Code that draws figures

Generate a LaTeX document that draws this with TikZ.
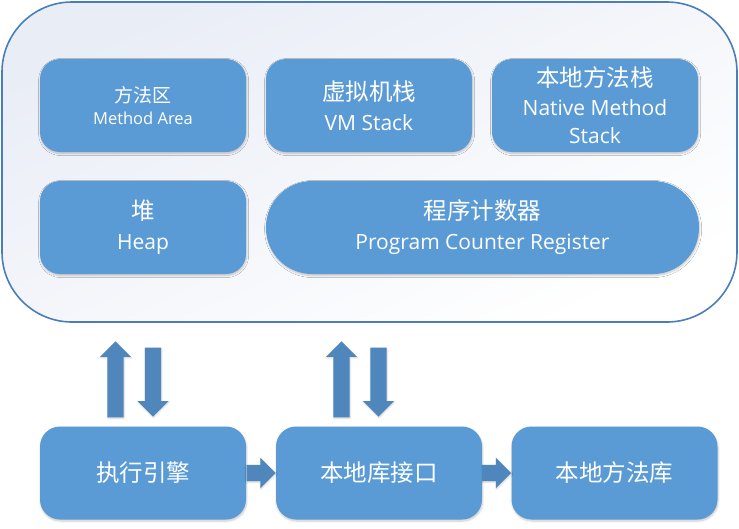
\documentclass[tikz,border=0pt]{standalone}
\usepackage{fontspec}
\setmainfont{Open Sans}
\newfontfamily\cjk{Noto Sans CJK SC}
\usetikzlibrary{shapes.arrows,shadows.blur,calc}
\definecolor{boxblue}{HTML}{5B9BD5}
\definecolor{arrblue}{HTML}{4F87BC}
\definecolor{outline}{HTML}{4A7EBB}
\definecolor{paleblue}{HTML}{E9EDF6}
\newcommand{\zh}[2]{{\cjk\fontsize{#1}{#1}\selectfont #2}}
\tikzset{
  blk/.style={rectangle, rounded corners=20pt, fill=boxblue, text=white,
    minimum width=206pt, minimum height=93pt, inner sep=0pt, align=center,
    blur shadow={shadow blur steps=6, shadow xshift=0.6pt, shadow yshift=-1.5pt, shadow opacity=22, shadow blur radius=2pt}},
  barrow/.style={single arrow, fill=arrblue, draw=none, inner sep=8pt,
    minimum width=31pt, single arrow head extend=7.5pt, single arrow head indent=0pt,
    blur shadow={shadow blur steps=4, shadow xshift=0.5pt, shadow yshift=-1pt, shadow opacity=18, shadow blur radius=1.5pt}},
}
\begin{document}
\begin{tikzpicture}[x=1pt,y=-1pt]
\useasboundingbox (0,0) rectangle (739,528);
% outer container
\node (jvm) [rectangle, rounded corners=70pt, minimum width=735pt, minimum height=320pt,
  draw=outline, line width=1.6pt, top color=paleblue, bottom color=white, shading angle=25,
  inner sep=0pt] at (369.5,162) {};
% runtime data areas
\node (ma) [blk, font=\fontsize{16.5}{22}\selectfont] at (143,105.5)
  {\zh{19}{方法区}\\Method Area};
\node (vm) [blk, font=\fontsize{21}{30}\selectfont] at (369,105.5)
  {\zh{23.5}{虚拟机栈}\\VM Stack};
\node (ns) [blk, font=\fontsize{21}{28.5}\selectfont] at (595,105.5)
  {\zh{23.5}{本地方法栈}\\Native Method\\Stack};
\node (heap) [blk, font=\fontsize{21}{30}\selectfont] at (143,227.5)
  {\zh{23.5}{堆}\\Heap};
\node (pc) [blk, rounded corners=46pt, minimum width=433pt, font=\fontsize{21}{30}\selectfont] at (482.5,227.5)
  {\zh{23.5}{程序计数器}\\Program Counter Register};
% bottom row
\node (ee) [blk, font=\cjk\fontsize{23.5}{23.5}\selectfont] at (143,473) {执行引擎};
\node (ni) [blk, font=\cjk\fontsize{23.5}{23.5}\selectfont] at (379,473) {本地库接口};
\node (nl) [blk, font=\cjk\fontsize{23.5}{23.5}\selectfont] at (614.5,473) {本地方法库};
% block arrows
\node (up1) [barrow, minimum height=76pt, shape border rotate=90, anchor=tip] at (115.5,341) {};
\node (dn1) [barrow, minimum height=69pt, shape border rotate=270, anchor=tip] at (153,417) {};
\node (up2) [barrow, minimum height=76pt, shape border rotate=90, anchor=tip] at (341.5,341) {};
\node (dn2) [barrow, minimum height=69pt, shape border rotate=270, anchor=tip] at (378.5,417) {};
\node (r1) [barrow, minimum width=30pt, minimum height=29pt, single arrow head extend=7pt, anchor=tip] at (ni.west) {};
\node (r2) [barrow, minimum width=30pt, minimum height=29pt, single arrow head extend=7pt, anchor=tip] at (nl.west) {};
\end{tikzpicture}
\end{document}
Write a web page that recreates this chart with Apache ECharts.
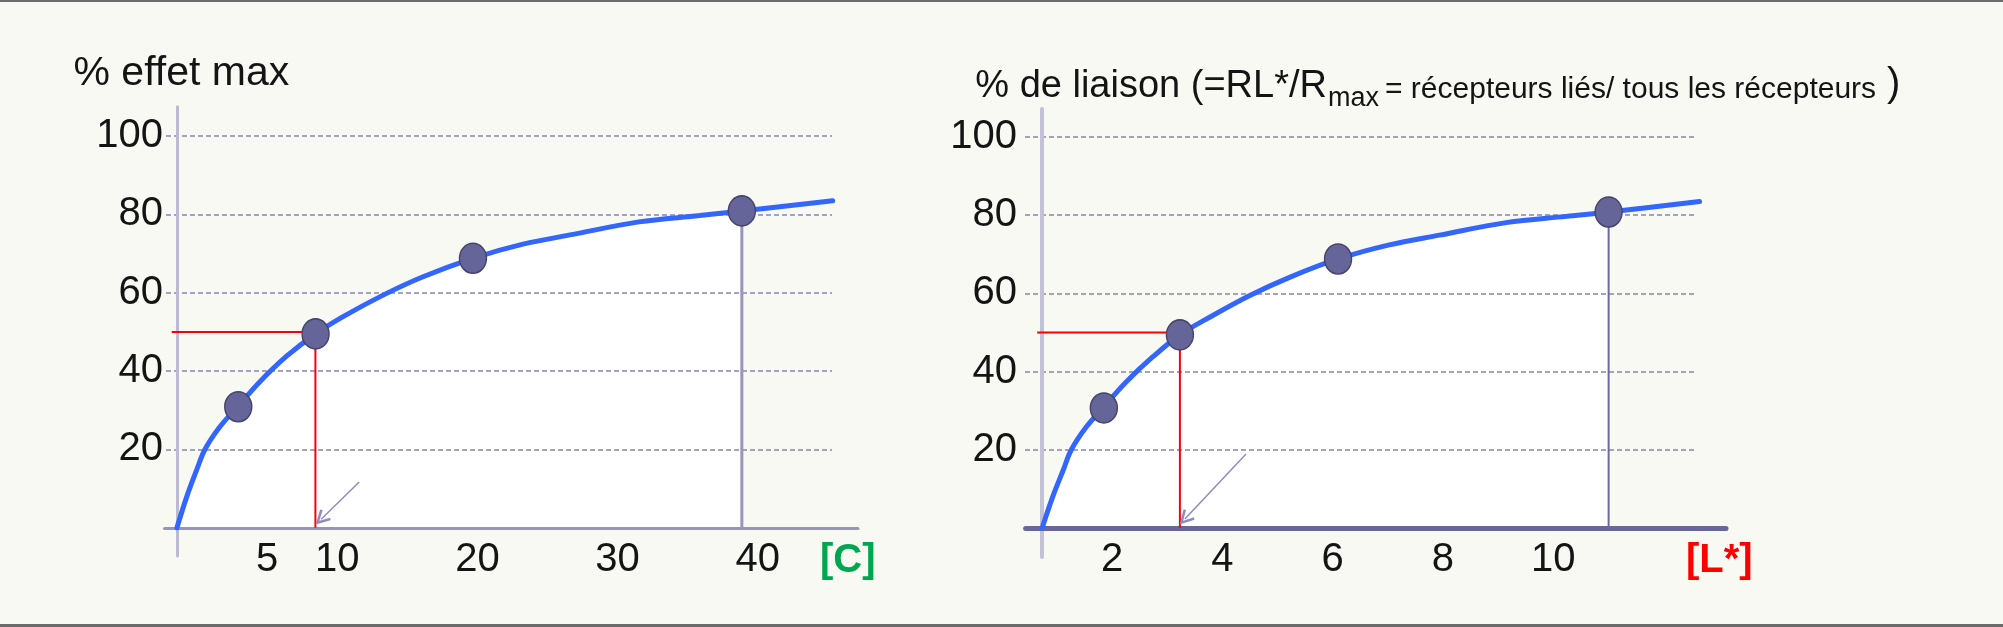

### Your instructions
Copy the listing over exactly, skipping the pictures it holds.

### Solution below
Generate a LaTeX document that draws this with TikZ.
\documentclass[tikz,border=0pt]{standalone}
\usepackage{fontspec}
\setmainfont{Open Sans}
\newfontfamily\cjk{Noto Sans CJK SC}
\usetikzlibrary{shapes.arrows,shadows.blur,calc}
\definecolor{boxblue}{HTML}{5B9BD5}
\definecolor{arrblue}{HTML}{4F87BC}
\definecolor{outline}{HTML}{4A7EBB}
\definecolor{paleblue}{HTML}{E9EDF6}
\newcommand{\zh}[2]{{\cjk\fontsize{#1}{#1}\selectfont #2}}
\tikzset{
  blk/.style={rectangle, rounded corners=20pt, fill=boxblue, text=white,
    minimum width=206pt, minimum height=93pt, inner sep=0pt, align=center,
    blur shadow={shadow blur steps=6, shadow xshift=0.6pt, shadow yshift=-1.5pt, shadow opacity=22, shadow blur radius=2pt}},
  barrow/.style={single arrow, fill=arrblue, draw=none, inner sep=8pt,
    minimum width=31pt, single arrow head extend=7.5pt, single arrow head indent=0pt,
    blur shadow={shadow blur steps=4, shadow xshift=0.5pt, shadow yshift=-1pt, shadow opacity=18, shadow blur radius=1.5pt}},
}
\begin{document}
\begin{tikzpicture}[x=1pt,y=-1pt]
\useasboundingbox (0,0) rectangle (739,528);
% outer container
\node (jvm) [rectangle, rounded corners=70pt, minimum width=735pt, minimum height=320pt,
  draw=outline, line width=1.6pt, top color=paleblue, bottom color=white, shading angle=25,
  inner sep=0pt] at (369.5,162) {};
% runtime data areas
\node (ma) [blk, font=\fontsize{16.5}{22}\selectfont] at (143,105.5)
  {\zh{19}{方法区}\\Method Area};
\node (vm) [blk, font=\fontsize{21}{30}\selectfont] at (369,105.5)
  {\zh{23.5}{虚拟机栈}\\VM Stack};
\node (ns) [blk, font=\fontsize{21}{28.5}\selectfont] at (595,105.5)
  {\zh{23.5}{本地方法栈}\\Native Method\\Stack};
\node (heap) [blk, font=\fontsize{21}{30}\selectfont] at (143,227.5)
  {\zh{23.5}{堆}\\Heap};
\node (pc) [blk, rounded corners=46pt, minimum width=433pt, font=\fontsize{21}{30}\selectfont] at (482.5,227.5)
  {\zh{23.5}{程序计数器}\\Program Counter Register};
% bottom row
\node (ee) [blk, font=\cjk\fontsize{23.5}{23.5}\selectfont] at (143,473) {执行引擎};
\node (ni) [blk, font=\cjk\fontsize{23.5}{23.5}\selectfont] at (379,473) {本地库接口};
\node (nl) [blk, font=\cjk\fontsize{23.5}{23.5}\selectfont] at (614.5,473) {本地方法库};
% block arrows
\node (up1) [barrow, minimum height=76pt, shape border rotate=90, anchor=tip] at (115.5,341) {};
\node (dn1) [barrow, minimum height=69pt, shape border rotate=270, anchor=tip] at (153,417) {};
\node (up2) [barrow, minimum height=76pt, shape border rotate=90, anchor=tip] at (341.5,341) {};
\node (dn2) [barrow, minimum height=69pt, shape border rotate=270, anchor=tip] at (378.5,417) {};
\node (r1) [barrow, minimum width=30pt, minimum height=29pt, single arrow head extend=7pt, anchor=tip] at (ni.west) {};
\node (r2) [barrow, minimum width=30pt, minimum height=29pt, single arrow head extend=7pt, anchor=tip] at (nl.west) {};
\end{tikzpicture}
\end{document}
Write a web page that recreates this chart with Apache ECharts.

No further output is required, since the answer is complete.